そのまま彼女の発言を裏返すと、1つ目の引用は、
「私にとって女性批判は女性に対する攻撃で、女性を敵に回すもの」
2つ目、3つ目、4つ目はそのままなので裏返す必要はない。
5つ目
「私は気に入らない相手と対立する意見を高評価する」
6つ目
「私は相手が男性なら信頼しない」
彼女は文章で自分の在り方を吐露してしまったのだ。
客観性のない人間は自身の発想を相手に投影してしまうことで、自己紹介をすることになってしまう。
ネットによくいるやばい人
ここからはKさんの発言ではない。ネットどころか現実にも無視できない割合で存在する、やばい人について話そう。ここで話す理由は、当然関係あるからだ。
例えば、
ある事柄について問題視している人がいたらどう思うか?
まずは詳しく話を聞くことが重要だが、私は非常に恐ろしい反応を見たことがある。それも頻繁に。難しいことではないのでそのまま書こう。
「よっぽど嫌な目に遭ったんだね」
はっきり言おう。この考え方はかなりまずい。
何がまずいか?ここまで読んだ方ならお分かりだろう。これは自己紹介だ。
つまり、
「私は自分が嫌な目に遭ってからしか、問題を問題だと思えません」
現実はもう少しマシかもしれない。自分や近しい人が、かもしれないからだ。
この考え方には根本的に自分さえ良ければそれで良い、という自然な意識がある。こういったタイプは共感能力が低く、攻撃性が高い場合が多い。

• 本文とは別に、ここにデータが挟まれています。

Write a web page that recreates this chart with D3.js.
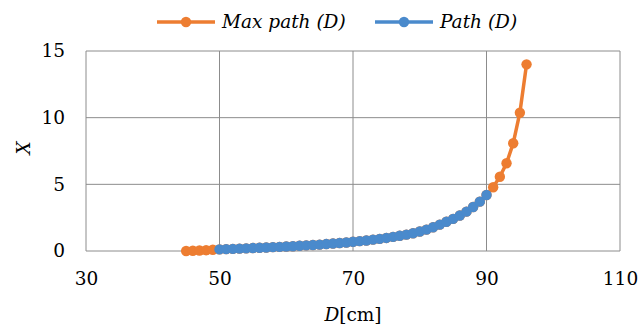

また、相手の言動ではなく、相手そのものを攻撃する傾向がある。よく見ていると分かる。
「お前の意見は◯◯という理由でダメだ」
「お前の意見では△△という問題が解決できないじゃないか」
「お前の意見では□□という問題が新しく生まれるじゃないか」
こういった意見は攻撃ではない。この意見が公平な意見ではないにしても、議論という範囲で許される。
だが、
「◯◯ごときが口を開くな」
「◯◯のくせに意見するなんて身の程知らず」
このような意見は攻撃だ。相手の意見は否定しても存在は否定してはいけない。本来議論は広くおこうべきだが、こういったことしか言えない人間は議論の場から排除する必要がある。
一応言っておくが、
議論の結果に責任のある人間のみが議論に参加するべきだ。誰でも参加するべきとは思わない。むしろ結果に責任を負わない者が参加することこそ、結果に責任を負う者に対する差別だ。
とまあ、最後の方はとっ散らかってしまったが、他人と関わる時は、
「自分だったらどう思うか」
と同時に、相手の言動を偏見なく観察して、
「この人ならどう思うか」
も考えられるようになると、視野が広がり、社会生活でも応用できる。これは人間関係を優位に築くためのテクニックではなく、社会に生きる者として他者との交流を、双方にとって豊かなものとするために利用できれば良いと思う。だが、ついていけないものは、見捨てるのではなく、置いて少し先へ行く、くらいの厳しさも社会には必要だと思う。